I saw many similar procedures : select rows from groups in a dataframe, etc. But this is not what I need.
Is there any quick and easy way to select groups with replacement in a dataframe ?
R Code Example:
> df = cbind(id = 1:10, groups = sample(1:3, 10, replace = T))
> df
id groups
[1,] 1 3
[2,] 2 3
[3,] 3 2
[4,] 4 2
[5,] 5 1
[6,] 6 3
[7,] 7 1
[8,] 8 2
[9,] 9 1
[10,] 10 1
I need to select randomly 3 groups, with replacement among the 3 groups.
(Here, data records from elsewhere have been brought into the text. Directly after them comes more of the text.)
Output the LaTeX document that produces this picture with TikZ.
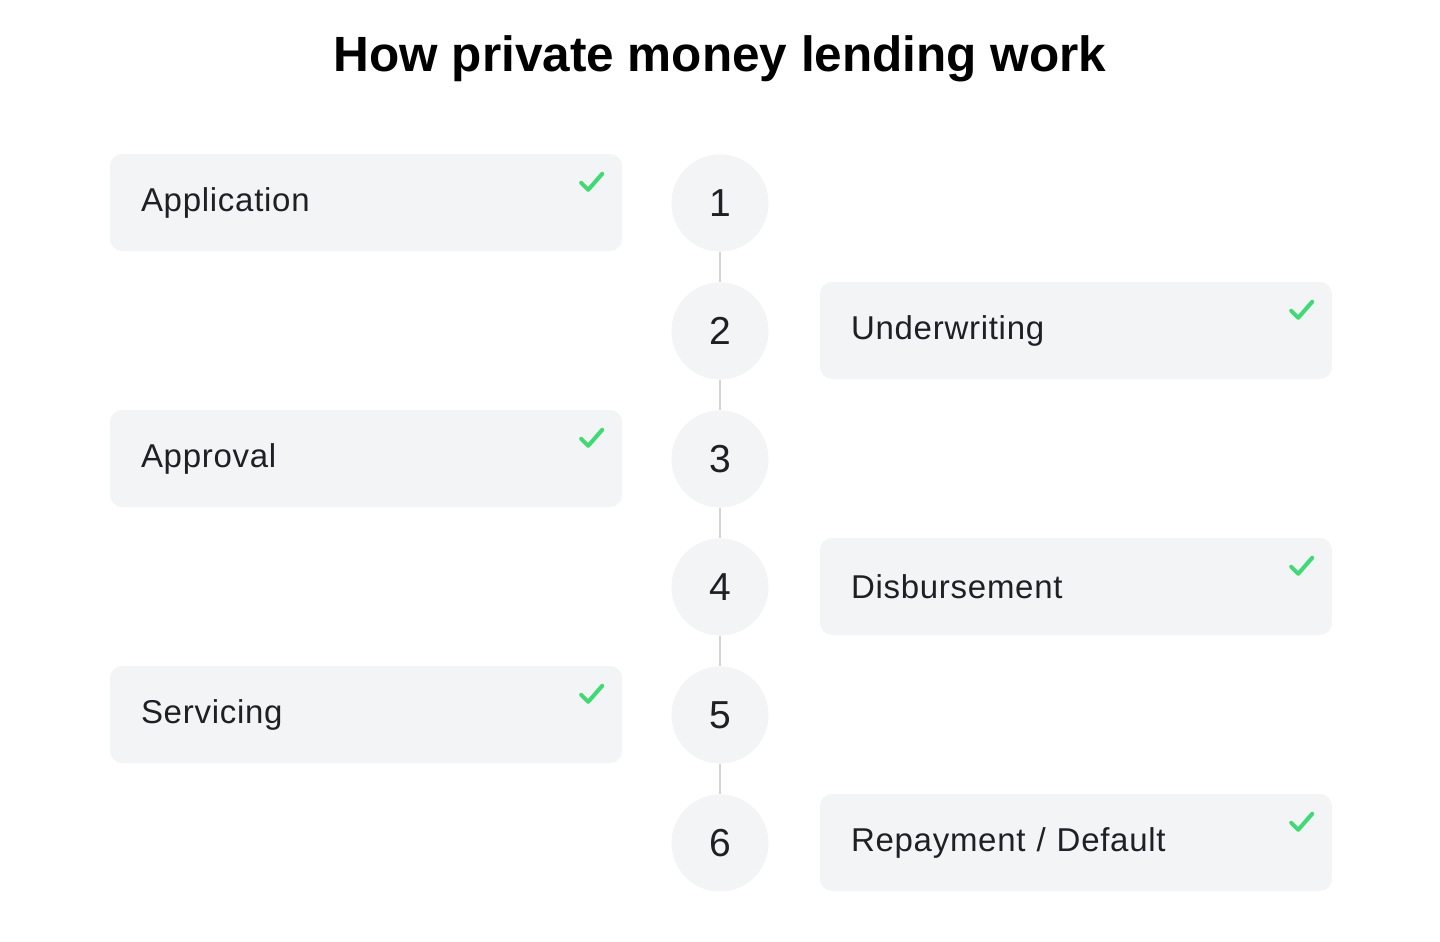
\documentclass[tikz,border=0pt]{standalone}
\usepackage{fontspec}
\setmainfont{Liberation Sans}
\newfontfamily\labelfont[LetterSpace=2.2]{Liberation Sans}
\definecolor{boxfill}{HTML}{F3F4F6}
\definecolor{linegray}{HTML}{D4D4D8}
\definecolor{txt}{HTML}{1F2024}
\definecolor{checkgreen}{HTML}{3DDC72}
\begin{document}
\begin{tikzpicture}[x=1pt,y=-1pt,
  stepcard/.style={draw=none,fill=boxfill,rounded corners=12pt,minimum width=512pt,minimum height=97pt,
    text width=450pt,inner xsep=31pt,inner ysep=0pt,align=left,font=\labelfont\fontsize{33}{38}\selectfont,text=txt},
  stepnum/.style={circle,fill=boxfill,minimum size=97pt,inner sep=0pt,font=\fontsize{39}{44}\selectfont,text=txt},
  link/.style={draw=linegray,line width=2pt},
  tick/.style={draw=checkgreen,line width=4pt,line cap=round,line join=round}]
\fill[white] (0,0) rectangle (1440,942);
\useasboundingbox (0,0) rectangle (1440,942);
\node[font=\bfseries\fontsize{49.5}{56}\selectfont,text=black] (title) at (720,59) {How private money lending work};
\foreach \i/\y in {1/203,2/331,3/459,4/587,5/715,6/843}{
  \node[stepnum] (c\i) at (720,\y) {\i};
}
\foreach \a/\b in {1/2,2/3,3/4,4/5,5/6}{
  \draw[link] (c\a.south) -- (c\b.north);
}
\node[stepcard] (s1) at (366,202.5) {\raisebox{-1pt}{Application}};
\node[stepcard] (s2) at (1076,330.5) {\raisebox{-1pt}{Underwriting}};
\node[stepcard] (s3) at (366,458.5) {\raisebox{-1pt}{Approval}};
\node[stepcard] (s4) at (1076,586.5) {\raisebox{-1pt}{Disbursement}};
\node[stepcard] (s5) at (366,714.5) {\raisebox{-1pt}{Servicing}};
\node[stepcard] (s6) at (1076,842.5) {\raisebox{-1pt}{Repayment / Default}};
\foreach \s in {s1,s2,s3,s4,s5,s6}{
  \draw[tick] ([shift={(-41,29)}]\s.north east) -- ([shift={(-34,36)}]\s.north east) -- ([shift={(-20,20)}]\s.north east);
}
\end{tikzpicture}
\end{document}
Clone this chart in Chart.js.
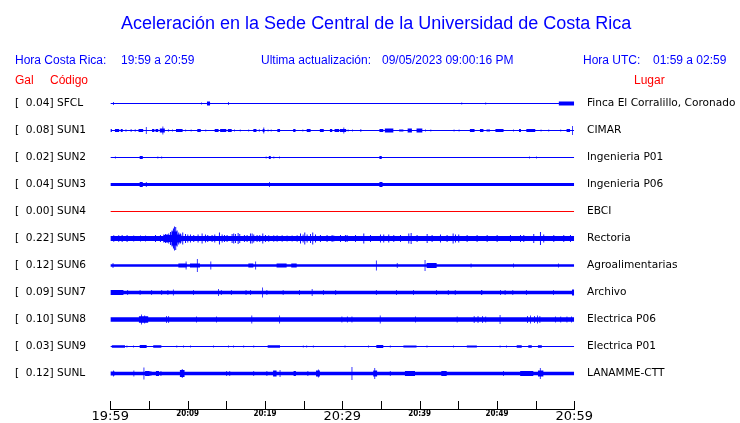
<!DOCTYPE html>
<html><head><meta charset="utf-8">
<script src="https://cdn.jsdelivr.net/npm/chart.js@4"></script>
<style>
body{margin:0;background:#fff;}
#wrap{position:relative;width:740px;height:423px;overflow:hidden;background:#fff;}
canvas{position:absolute;left:0;top:0;}
.t{position:absolute;white-space:pre;font-family:"Liberation Sans",Arial,sans-serif;line-height:1;}
.b{color:#0000ff;font-size:12px;}
.r{color:#ff0000;font-size:12px;}
</style></head><body>
<div id="wrap">
<canvas id="c" width="740" height="423"></canvas>
<div class="t" style="left:121px;top:14px;font-size:18px;color:#0000ff">Aceleración en la Sede Central de la Universidad de Costa Rica</div>
<div class="t b" style="left:15px;top:54px">Hora Costa Rica:</div>
<div class="t b" style="left:121px;top:54px">19:59 a 20:59</div>
<div class="t b" style="left:261px;top:54px">Ultima actualización:</div>
<div class="t b" style="left:382px;top:54px">09/05/2023 09:00:16 PM</div>
<div class="t b" style="left:583px;top:54px">Hora UTC:</div>
<div class="t b" style="left:653px;top:54px">01:59 a 02:59</div>
<div class="t r" style="left:15px;top:74px">Gal</div>
<div class="t r" style="left:50px;top:74px">Código</div>
<div class="t r" style="left:634px;top:74px">Lugar</div>
</div>
<script>
// ---- data ----
const stationCodes = ['SFCL','SUN1','SUN2','SUN3','SUN4','SUN5','SUN6','SUN7','SUN8','SUN9','SUNL'];
const stationPlaces = ['Finca El Corralillo, Coronado','CIMAR','Ingenieria P01','Ingenieria P06','EBCI','Rectoria','Agroalimentarias','Archivo','Electrica P06','Electrica P01','LANAMME-CTT'];
const galValues = [0.04,0.08,0.02,0.04,0.00,0.22,0.12,0.09,0.10,0.03,0.12];
const xTickLabels = ['19:59','20:09','20:19','20:29','20:39','20:49','20:59'];
// background noise half-amplitude per station (display counts)
const noiseLevels = [0.5,0.5,0.5,1.5,0.5,2.6,1.3,1.7,2.3,0.5,1.7];
// bursts: [start minute, end minute, half-amplitude]
const sfclBursts = [[0.35,0.45,1.5],[11.75,11.85,1],[12.5,12.9,2],[15.25,15.35,1.5],[45.4,45.5,1],[48.5,48.6,1],[58.0,60,2]];
const sun1Bursts = [[0,0.2,1.5],[0.6,1.15,1.5],[1.35,1.6,1.5],[1.95,2.1,1],[2.6,2.8,1],[3.15,3.3,1],[3.65,4.25,1.5],[4.6,4.7,3.5],[5.4,5.7,1.5],[5.85,6.2,1.5],[6.4,7.05,2],[6.75,6.85,4],[7.45,7.6,1],[8.0,8.1,1],[8.5,9.35,1.5],[9.7,9.8,1],[10.4,10.5,1],[11.25,11.7,1.5],[12.3,12.4,1],[13.5,14.0,1.5],[14.2,15.0,1.5],[15.2,15.7,1.5],[16.0,16.1,1],[16.75,16.85,1],[17.85,17.95,1],[18.5,18.9,1.5],[19.2,19.35,1],[19.7,19.95,1.5],[19.8,19.9,3],[20.35,20.45,1],[20.75,20.85,1],[21.6,21.95,1.5],[23.65,23.95,1.5],[24.85,24.95,1],[25.4,25.9,1.5],[27.1,27.6,1.5],[28.4,28.7,1.5],[29.0,29.6,1.5],[29.7,30.5,1.5],[30.15,30.25,3],[30.7,30.8,1],[31.25,31.35,1],[32.35,32.45,1.5],[34.8,35.3,1.5],[35.5,36.6,2],[37.35,37.9,1],[38.45,39.0,2],[39.6,40.35,2],[40.7,40.8,1],[41.4,41.5,1],[44.4,44.5,1],[45.05,45.15,1],[46.5,47.1,1.5],[47.8,48.25,1.5],[48.65,49.1,1],[49.8,50.85,1.5],[52.1,52.2,1],[52.85,53.1,1.5],[53.8,54.95,1.5],[55.65,55.75,1],[56.65,56.75,1],[58.2,58.3,1],[59.0,59.45,1.5],[59.7,59.8,4.5]];
const sun2Bursts = [[0.6,0.7,1],[3.8,4.2,1.5],[6.1,6.2,1],[6.6,6.7,1],[20.1,20.2,1],[20.5,20.75,1.5],[21.1,21.2,1],[21.85,21.95,1],[34.8,35.1,1.5],[54.15,54.25,1],[55.05,55.15,1]];
const sun3Bursts = [[3.8,4.2,2.5],[4.6,4.7,2.5],[20.55,20.65,2.5],[34.8,35.2,2.5]];
const sun4Bursts = [];
// SUN5 spikes: [minute, half-amplitude]; broad parts as bursts
const sun5Spikes = [[0.39,3.2],[1.03,3.2],[1.47,3.5],[2.11,3.5],[2.97,3],[3.84,3],[4.48,3],[5.78,3.5],[6.42,3.5],[6.85,4],[7.07,4.5],[7.28,4.5],[7.5,5],[7.72,6.5],[7.93,8],[8.1,10],[8.23,12],[8.4,11.5],[8.58,8],[8.79,6],[9.0,5],[9.31,6],[9.66,4.5],[9.96,4],[10.3,4],[10.73,3.5],[11.29,4],[11.81,5],[12.24,4],[12.54,3.5],[13.1,3.5],[13.45,4],[14.05,6],[14.4,4],[14.7,3.5],[15.04,3.5],[15.69,4.5],[15.9,5],[16.12,4.5],[16.47,5.5],[16.68,4.5],[17.28,3.5],[17.63,3.5],[18.06,5],[18.28,5],[18.49,4],[18.92,3.5],[19.27,3.5],[19.66,5],[20.0,3.5],[20.43,3.2],[21.08,3.2],[21.51,3.2],[22.16,3.2],[22.8,3],[23.45,3],[24.1,3.2],[24.53,5],[24.87,4],[25.09,6],[25.39,4],[25.82,4.5],[26.12,6],[26.47,4],[27.11,3.5],[27.97,3.5],[28.62,3.5],[28.84,3],[29.7,3.5],[30.34,3.5],[30.56,3.5],[31.64,3.5],[32.72,5],[33.58,3.5],[34.87,4],[35.3,4],[35.95,4],[36.6,3.5],[37.46,3.5],[38.54,5],[38.84,5.5],[39.61,3.5],[40.91,4.5],[41.55,3.5],[42.63,4],[43.49,3.5],[44.27,5],[44.57,4],[45.0,4],[46.08,3.5],[47.37,3.5],[48.67,3.5],[49.96,3.5],[51.68,3.5],[52.98,3.5],[53.41,3.5],[54.7,4.5],[55.56,6.5],[55.99,4],[57.29,3.5],[58.58,3.5],[59.44,3.5]];
const sun5Bursts = [[6.9,7.9,3.5],[7.9,8.7,7],[8.7,9.2,4]];
const sun6Bursts = [[0.3,0.4,2.5],[8.8,9.9,2],[9.75,9.85,4],[10.3,11.6,2],[11.2,11.3,6.5],[12.95,13.05,4],[17.85,18.5,2],[18.75,18.85,4],[21.5,22.8,2],[23.4,24.1,2],[34.35,34.45,5],[37.05,37.15,2.5],[40.65,40.75,5.5],[40.9,42.2,2.5],[46.6,46.7,2],[52.1,52.2,2],[57.9,58,2]];
const sun7Bursts = [[0,1.7,2.5],[2.2,2.3,2.5],[3.8,3.9,2.5],[5.3,5.4,2.5],[6.6,6.7,2.5],[7.4,7.5,2.5],[8.1,8.2,3],[10.7,10.8,2.5],[13.95,14.05,3.5],[14.3,14.4,2.5],[15.6,15.7,2.5],[17.5,17.6,2.5],[18.1,18.2,2.5],[19.65,19.75,5],[20.2,20.3,2.5],[22.3,22.4,2.5],[24.4,24.5,2.5],[26.05,26.15,3.5],[27.5,27.6,2.5],[29.1,29.2,2.5],[34.35,34.45,2.5],[36.95,37.05,2.5],[39.15,39.25,2.5],[42.15,42.25,2.5],[43.65,43.75,2.5],[44.55,44.65,2.5],[47.95,48.1,2.5],[50.4,50.5,2.5],[51.0,51.1,2.5],[52.0,52.1,2.5],[53.75,53.85,2.5],[57.25,57.35,2.5],[59.7,60,3]];
const sun8Bursts = [[3.7,4.9,3.2],[4.0,4.1,5],[4.4,4.5,4],[7.2,7.3,3.5],[7.5,7.6,3.5],[11.1,11.2,3],[13.7,13.8,3],[18.25,18.35,4],[21.85,21.95,4],[29.9,30.0,3],[30.6,30.7,3],[31.2,31.3,3],[34.85,34.95,4],[39.4,39.5,3],[44.8,44.9,3],[47.0,47.1,3.5],[47.5,47.6,3.5],[48.1,48.2,3.5],[48.5,48.6,3],[50.35,50.45,4.5],[53.9,54.0,3.5],[54.3,54.4,4],[54.8,54.9,3.5],[55.2,55.3,4],[55.5,55.6,3.5],[57.5,57.6,3],[58.2,58.3,3],[59.0,59.1,3],[59.6,59.7,3]];
const sun9Bursts = [[0.2,1.9,1.2],[2.1,2.2,1],[2.95,3.05,1],[3.8,4.7,1.5],[5.55,6.6,1.2],[8.55,8.65,1],[9.4,9.5,1],[10.3,10.4,1],[13.3,13.4,1],[15.25,15.35,1],[15.9,16.0,1],[17.2,17.3,1],[18.5,18.6,1],[20.35,21.95,1.3],[24.9,25.0,1],[25.35,25.45,1],[26.2,26.3,1],[30.3,30.4,1],[33.35,33.45,1],[34.4,35.3,1.5],[36.15,36.25,1],[37.9,39.6,1],[40.9,41,1],[44.35,44.45,1],[46.1,47.4,1],[50.35,50.45,1],[51.2,51.3,1],[52.55,53.2,1.2],[54.05,54.5,1.2],[55.3,55.8,1.2]];
const sunlBursts = [[0,0.6,2],[0.35,0.45,3],[3.0,3.1,3],[4.3,4.4,6],[4.5,5.1,2.5],[5.2,5.3,2.5],[5.9,6.3,2.5],[6.5,6.6,2.5],[9.0,9.6,3.5],[9.25,9.35,4.5],[15.0,15.1,2.5],[15.4,15.5,2.5],[18.5,18.6,2.5],[20.2,20.3,2.5],[21.05,21.5,3],[21.9,22.0,3.5],[23.7,24.0,2.5],[25.5,25.6,2.5],[26.6,27.1,3],[26.85,26.95,4],[31.2,31.3,6.5],[34.0,34.5,3],[34.15,34.25,5.5],[36.15,36.25,2.5],[38.1,39.4,2.5],[42.8,43.5,2.5],[50.8,50.9,2.5],[53.0,54.7,2.5],[55.3,56.0,3],[55.55,55.65,5.5]];
const stationBursts = [sfclBursts,sun1Bursts,sun2Bursts,sun3Bursts,sun4Bursts,sun5Bursts.concat(sun5Spikes.map(([t,a])=>[t,t+0.12,a])),sun6Bursts,sun7Bursts,sun8Bursts,sun9Bursts,sunlBursts];

// ---- style ----
const traceColors = stationCodes.map(c => c === 'SUN4' ? '#ff0000' : '#0000ff');
const SPACING = 27;
const X_MIN = 0, X_MAX = 60;

function envelope(base, bursts){
  const cuts = new Set([X_MIN, X_MAX]);
  bursts.forEach(([s,e]) => { cuts.add(s); cuts.add(Math.min(e, X_MAX)); });
  const xs = [...cuts].sort((a,b)=>a-b);
  const pts = [];
  xs.forEach((x,k) => {
    let a = base;
    if (k < xs.length-1) {
      bursts.forEach(([s,e,amp]) => { if (s <= x && x < e && amp > a) a = amp; });
    } else if (pts.length) {
      a = pts[pts.length-1].a;
    }
    pts.push({x, a});
  });
  return pts;
}

const datasets = [];
stationCodes.forEach((code,i) => {
  const c = i*SPACING;
  const env = envelope(noiseLevels[i], stationBursts[i]);
  const common = {type:'line', stepped:true, pointRadius:0, borderWidth:0, borderColor:'rgba(0,0,0,0)', backgroundColor:traceColors[i], yAxisID:'yL', xAxisID:'x', tension:0};
  datasets.push(Object.assign({label:code+'+', data: env.map(p=>({x:p.x, y:c - p.a})), fill:false}, common));
  datasets.push(Object.assign({label:code+'-', data: env.map(p=>({x:p.x, y:c + p.a})), fill:'-1'}, common));
});

const stationTicks = stationCodes.map((_,i)=>({value:i*SPACING}));
const yCommon = {
  type:'linear', reverse:true, min:-13.5, max:305.5,
  grid:{display:false, drawTicks:false}, border:{display:false},
  afterBuildTicks: s => { s.ticks = stationTicks.map(t=>({value:t.value})); }
};

const tickMarks = {
  id:'tickMarks',
  afterDraw(chart){
    const xs = chart.scales.x, ctx = chart.ctx, b = chart.chartArea.bottom;
    ctx.save(); ctx.strokeStyle = '#000'; ctx.lineWidth = 1;
    xs.ticks.forEach(t => {
      const px = Math.round(xs.getPixelForValue(t.value)) + 0.5;
      ctx.beginPath(); ctx.moveTo(px, b); ctx.lineTo(px, b-8); ctx.stroke();
    });
    ctx.restore();
  }
};

new Chart(document.getElementById('c'), {
  type:'line',
  data:{datasets},
  options:{
    responsive:false, animation:false, events:[],
    layout:{padding:{top:90,left:15,right:0,bottom:0}},
    plugins:{legend:{display:false}, tooltip:{enabled:false}, title:{display:false}},
    scales:{
      x:{type:'linear', min:X_MIN, max:X_MAX,
         grid:{display:false, drawTicks:false},
         border:{display:true, color:'#000', width:1},
         afterFit: s => { s.height = 14; },
         ticks:{stepSize:5, autoSkip:false, maxRotation:0, padding:0, color:'#000',
           callback: v => (v % 10 === 0) ? xTickLabels[v/10] : '',
           font: ctx => (ctx.tick && ctx.tick.value % 30 === 0)
             ? {family:'DejaVu Sans', size:13}
             : {family:"'DejaVu Sans Condensed', 'DejaVu Sans'", size:8, weight:'bold'}
         }},
      yL: Object.assign({}, yCommon, {position:'left',
         afterFit: s => { s.width = 95.3; s.paddingTop = 0; s.paddingBottom = 0; },
         ticks:{crossAlign:'far', padding:0, color:'#000', font:{family:'DejaVu Sans', size:10.6},
           callback: (v, idx) => '[  ' + galValues[idx].toFixed(2) + '] ' + stationCodes[idx]}}),
      yR: Object.assign({}, yCommon, {position:'right',
         afterFit: s => { s.width = 165.7; s.paddingTop = 0; s.paddingBottom = 0; },
         ticks:{crossAlign:'near', padding:12.7, color:'#000', font:{family:'DejaVu Sans', size:10.6},
           callback: (v, idx) => stationPlaces[idx]}})
    }
  },
  plugins:[tickMarks]
});
</script>
</body></html>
So, for example, if my selection is groups 1, 1 and 2, my final dataframe will be the following:
> rbind(df[ df[,'groups'] == 1, ], df[ df[,'groups'] == 1, ], df[ df[,'groups'] == 2, ])
id groups
[1,] 5 1
[2,] 7 1
[3,] 9 1
[4,] 10 1
[5,] 5 1
[6,] 7 1
[7,] 9 1
[8,] 10 1
[9,] 3 2
[10,] 4 2
[11,] 8 2
How should I proceed ?
NB : My dataframe is constituted with many variables. I need a complete dataframe at the end with the selected individuals.
You could generate your group sample:
x <- sample(unique(df$groups), 3, replace = TRUE)
Then select the appropriate parts of df:
do.call(rbind, lapply(x, function(i) df[df$groups == i,]))